Rotational Motion about a Moving Axis
Proceeding to the next level, when a rotating body is also translating, it is called rotation around a moving axis. If you have understood the concepts about rotation then consider the axis of this moving body is translating linearly. Let us consider the same example. When a top is spinning on its axis but the axis is also moving on a smooth floor. It is called rotational motion on a moving axis. This new concept gives birth to a whole new segment of physics called rotational mechanics.
How Can You Calculate Rotational Force and Torque?
In this case, we will have to understand and calculate two different momentums. The body of mass M will have a linear momentum for the translation and a rotational force. Hence,
Linear Momentum p = MVc
(where Vc = linear velocity of the center of mass)
If there is any change in the momentum, a force has been applied as per Newton’s Second Law of Motion. Hence,
F = dp/dt
(where F = net force applied on the body)
Here comes the part where you have to calculate the angular momentum. Considering a reference point, the angular momentum of a body can be expressed as,
L = Lc + (r x p)
(where, Lc represents the angular momentum, r is the vector calculated from the reference point to the center of mass and p is the linear momentum)
You can see how the angular momentum is connected with the linear momentum as all the mass present in that body is attached to the center of mass. (r x p) is considered to be the orbital angular momentum. If there is any change in the angular momentum, it can be represented by the following equation.
𝜏 = dL/dt
The kinetic energy of this body M can be calculated as
K = ½(MVc2 + Iω2)
This is how rotational force is calculated. Follow this section to understand how the torque calculation for the rotating body is done too.
Example of Rotational Motion around a Moving Axis
You have now understood how to calculate and determine the rotational force of a rotating body.

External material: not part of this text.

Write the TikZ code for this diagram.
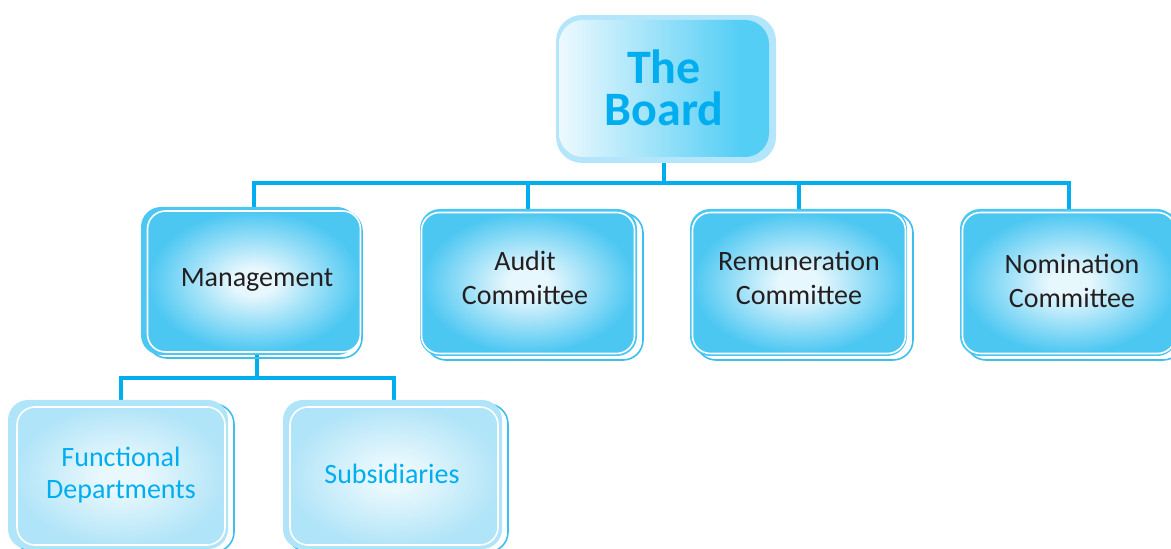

Let us consider a few examples to understand what this type of motion is and how it differs from rotational motion.
When the earth rotates on its axis, it is called rotational motion. While doing this, its axis is also under translation. It is called rotational motion around a moving axis.
When you are spinning a key ring in your finger and walking, the key ring’s axis is witnessing rotational motion around itself along with a translation due to your walking.

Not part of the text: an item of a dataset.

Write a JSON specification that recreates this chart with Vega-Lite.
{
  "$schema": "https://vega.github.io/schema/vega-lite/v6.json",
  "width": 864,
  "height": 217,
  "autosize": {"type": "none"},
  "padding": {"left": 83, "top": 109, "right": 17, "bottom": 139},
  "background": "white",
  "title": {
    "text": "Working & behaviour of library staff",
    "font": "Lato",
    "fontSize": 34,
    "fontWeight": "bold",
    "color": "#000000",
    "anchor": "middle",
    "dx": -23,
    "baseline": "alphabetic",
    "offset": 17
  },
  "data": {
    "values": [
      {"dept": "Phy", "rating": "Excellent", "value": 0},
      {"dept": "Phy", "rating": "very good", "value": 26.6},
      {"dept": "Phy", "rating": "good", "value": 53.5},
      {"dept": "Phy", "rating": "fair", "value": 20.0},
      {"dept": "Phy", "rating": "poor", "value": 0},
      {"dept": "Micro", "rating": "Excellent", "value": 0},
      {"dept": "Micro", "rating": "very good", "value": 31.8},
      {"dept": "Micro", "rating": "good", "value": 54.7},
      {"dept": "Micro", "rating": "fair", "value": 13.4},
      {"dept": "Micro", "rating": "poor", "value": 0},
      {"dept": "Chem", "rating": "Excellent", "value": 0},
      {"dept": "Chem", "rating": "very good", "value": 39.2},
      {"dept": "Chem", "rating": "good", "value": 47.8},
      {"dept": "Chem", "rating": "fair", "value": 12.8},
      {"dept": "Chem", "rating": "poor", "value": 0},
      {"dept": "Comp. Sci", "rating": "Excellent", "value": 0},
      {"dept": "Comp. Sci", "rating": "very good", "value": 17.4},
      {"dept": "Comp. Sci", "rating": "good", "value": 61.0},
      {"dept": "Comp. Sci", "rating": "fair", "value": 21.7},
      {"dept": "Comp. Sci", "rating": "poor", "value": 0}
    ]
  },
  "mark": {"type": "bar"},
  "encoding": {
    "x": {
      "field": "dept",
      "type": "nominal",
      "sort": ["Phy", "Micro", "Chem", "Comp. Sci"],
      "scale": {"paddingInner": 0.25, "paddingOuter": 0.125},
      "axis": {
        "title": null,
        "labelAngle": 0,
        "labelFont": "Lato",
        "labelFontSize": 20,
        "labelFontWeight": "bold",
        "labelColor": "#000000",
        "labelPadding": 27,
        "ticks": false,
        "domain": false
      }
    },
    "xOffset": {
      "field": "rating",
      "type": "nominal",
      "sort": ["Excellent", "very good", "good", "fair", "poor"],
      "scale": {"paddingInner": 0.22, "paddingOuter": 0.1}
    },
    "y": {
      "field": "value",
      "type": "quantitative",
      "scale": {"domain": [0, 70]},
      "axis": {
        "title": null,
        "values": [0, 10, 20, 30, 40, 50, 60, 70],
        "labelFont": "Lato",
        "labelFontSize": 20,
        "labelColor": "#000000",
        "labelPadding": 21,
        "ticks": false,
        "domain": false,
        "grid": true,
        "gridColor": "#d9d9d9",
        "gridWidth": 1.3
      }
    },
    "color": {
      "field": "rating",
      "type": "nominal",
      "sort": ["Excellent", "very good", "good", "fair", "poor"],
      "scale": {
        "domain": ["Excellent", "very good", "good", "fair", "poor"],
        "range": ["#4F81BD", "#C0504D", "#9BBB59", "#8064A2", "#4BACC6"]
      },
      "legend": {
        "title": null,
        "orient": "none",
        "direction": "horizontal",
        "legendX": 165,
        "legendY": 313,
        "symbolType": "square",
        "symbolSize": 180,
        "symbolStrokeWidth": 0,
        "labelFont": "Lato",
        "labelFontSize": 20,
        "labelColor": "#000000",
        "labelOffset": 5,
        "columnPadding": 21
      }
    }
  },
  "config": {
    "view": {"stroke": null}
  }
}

When a drum rolls down an inclined plane. It witnesses rotating motion and its axis moves linearly.
FAQs on Rotation About a Moving Axis
1. What is meant by rotation about a moving axis?
Rotation about a moving axis describes the motion of a rigid body that is simultaneously rotating about an axis passing through its center of mass and translating (moving linearly) through space. This combined motion is also known as general plane motion. A classic example is a ball rolling on the ground.

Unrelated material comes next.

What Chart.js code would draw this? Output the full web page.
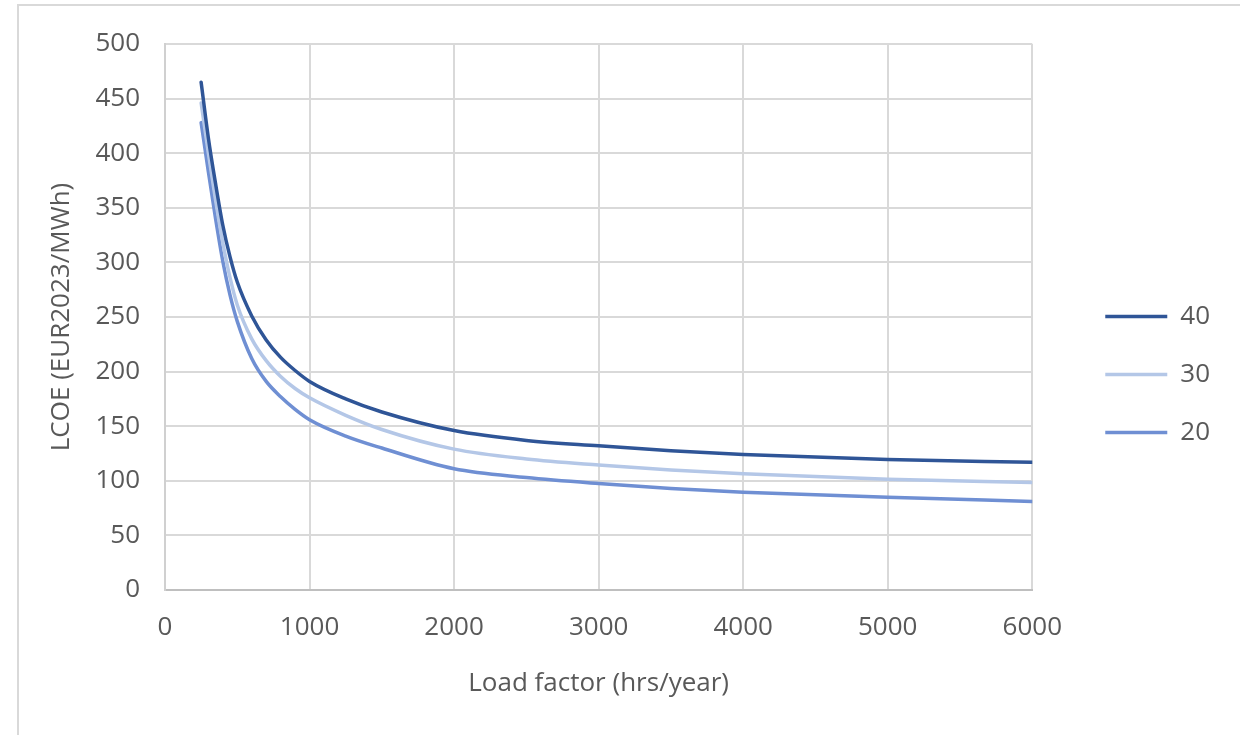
<!DOCTYPE html>
<html>
<head>
<meta charset="utf-8">
<script src="https://cdn.jsdelivr.net/npm/chart.js@4.4.1/dist/chart.umd.min.js"></script>
<style>
  body { margin: 0; background: #fff; }
  #wrap { position: relative; width: 1240px; height: 735px; }
  #frame { position: absolute; left: 17px; top: 4px; right: 0; bottom: 0; border-top: 2px solid #d9d9d9; border-left: 2px solid #d9d9d9; }
  #chart { position: absolute; left: 0; top: 0; }
</style>
</head>
<body>
<div id="wrap">
  <div id="frame"></div>
  <canvas id="chart" width="1240" height="735"></canvas>
</div>
<script>
// load factor (hrs/year)
var loadFactor = [250, 300, 350, 400, 450, 500, 600, 700, 800, 900, 1000, 1250, 1500, 2000, 2500, 3000, 3500, 4000, 5000, 6000];
// LCOE per series (EUR2023/MWh)
var lcoe40 = [465, 414, 372, 334, 305, 282, 251, 229, 213, 201, 191, 175, 163, 146, 137, 132, 127.5, 124, 119.5, 117];
var lcoe30 = [446, 400, 357, 318, 286, 261, 230, 210, 195.5, 184.5, 176, 160, 147, 129, 120, 114.5, 110, 106.5, 101.5, 98.5];
var lcoe20 = [428, 383, 340, 301, 270, 246, 212, 191, 177, 165.5, 156, 141, 130, 111, 103, 97.5, 93, 89.5, 85, 81];
var seriesNames = ['40', '30', '20'];
var seriesColors = ['#2f5597', '#b4c7e7', '#6f8fd3'];

function toPoints(values) {
  return values.map(function(v, i) { return { x: loadFactor[i], y: v }; });
}

var textColor = '#595959';
var fontFamily = '"Open Sans", "Noto Sans", sans-serif';

var datasets = [lcoe40, lcoe30, lcoe20].map(function(values, i) {
  return {
    label: seriesNames[i],
    data: toPoints(values),
    borderColor: seriesColors[i],
    backgroundColor: seriesColors[i],
    borderWidth: 3.5,
    borderCapStyle: 'round',
    pointRadius: 0,
    pointStyle: 'line',
    cubicInterpolationMode: 'monotone',
    fill: false
  };
});

var ctx = document.getElementById('chart').getContext('2d');
var chart = new Chart(ctx, {
  type: 'line',
  data: { datasets: datasets },
  options: {
    responsive: false,
    animation: false,
    layout: { padding: { top: 44, bottom: 30, right: 20, left: 0 } },
    plugins: {
      tooltip: { enabled: false },
      legend: {
        position: 'right',
        align: 'center',
        labels: {
          usePointStyle: true,
          pointStyle: 'line',
          pointStyleWidth: 62,
          padding: 32,
          color: textColor,
          font: { family: fontFamily, size: 26 }
        }
      }
    },
    scales: {
      x: {
        type: 'linear',
        min: 0,
        max: 6000,
        ticks: {
          stepSize: 1000,
          color: textColor,
          padding: 22,
          font: { family: fontFamily, size: 26 },
          callback: function(value) { return String(value); }
        },
        grid: { color: '#d9d9d9', lineWidth: 2, drawTicks: false },
        border: { color: '#bfbfbf', width: 2 },
        title: {
          display: true,
          text: 'Load factor (hrs/year)',
          color: textColor,
          font: { family: fontFamily, size: 26 },
          padding: { top: 6, bottom: 6 }
        },
        afterFit: function(scale) { scale.height = 115; }
      },
      y: {
        min: 0,
        max: 500,
        ticks: { stepSize: 50, color: textColor, padding: 25, font: { family: fontFamily, size: 26 } },
        grid: { color: '#d9d9d9', lineWidth: 2, drawTicks: false },
        border: { color: '#d0d0d0', width: 2 },
        title: {
          display: true,
          text: 'LCOE (EUR2023/MWh)',
          color: textColor,
          font: { family: fontFamily, size: 26 },
          padding: 46
        },
        afterFit: function(scale) { scale.width = 165; }
      },
      gap: {
        position: 'right',
        display: true,
        ticks: { display: false },
        grid: { display: false },
        border: { display: false },
        afterFit: function(scale) { scale.width = 41; }
      }
    }
  }
});
</script>
</body>
</html>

2. How does rotation about a moving axis differ from pure rotational motion?
The key difference lies in the motion of the axis itself.
- In pure rotational motion, the body spins around a stationary or fixed axis, like a spinning top that stays in one spot. The axis of rotation does not move.
- In rotation about a moving axis, the body spins around an axis that is itself moving. For instance, the wheel of a moving bicycle rotates about its axle, and the axle moves forward with the bicycle.
3. What are some real-world examples of rotation about a moving axis?
This type of combined motion is very common in everyday life. Some key examples include:
- A bowling ball rolling down the lane.
- The wheels of a car or bicycle moving along a road.
- The planet Earth orbiting the Sun. Earth rotates on its own axis while the axis itself translates along its orbital path.
- A cylinder or drum rolling down an inclined plane.
4. Why is the center of mass so important for analysing this type of motion?
The concept of the center of mass is crucial because it allows us to simplify a complex problem. We can separate the general motion into two simpler, independent parts:
- The translational motion of the entire body, which is described as if all the mass were concentrated at the center of mass.
- The rotational motion of the body about an axis passing through its center of mass.
5. How do you calculate the total kinetic energy of a body rotating about a moving axis?
The total kinetic energy (K) is the sum of its translational and rotational kinetic energies. The formula, as per the CBSE syllabus for 2025-26, is:
K = Ktranslational + Krotational = ½MVc² + ½Iω²
Where:
- M is the total mass of the body.
- Vc is the linear velocity of the center of mass.
- I is the moment of inertia about the axis through the center of mass.
- ω (omega) is the angular velocity of the rotation.
6. What is the formula for the angular momentum of a body in this combined motion?
The total angular momentum (L) of a body rotating about a moving axis, with respect to a reference point, is the sum of the angular momentum of the center of mass and the angular momentum about the center of mass. The expression is:
L = Lc + (r × p)
Here:
- Lc is the angular momentum about the center of mass (also called spin angular momentum).
- r is the position vector from the reference point to the center of mass.
- p is the linear momentum of the body (p = MVc). The term (r × p) represents the orbital angular momentum.
7. In the case of a wheel rolling without slipping, what is the relationship between its linear and angular velocity?
For a wheel of radius R rolling without slipping on a flat surface, there is a direct relationship between the linear velocity of its center (Vc) and its angular velocity (ω). This condition is given by the formula:
Vc = Rω
This relationship is fundamental for solving problems involving rolling motion, as it connects the body's translational movement to its rotational movement. It signifies that the point of the wheel in contact with the ground is momentarily at rest.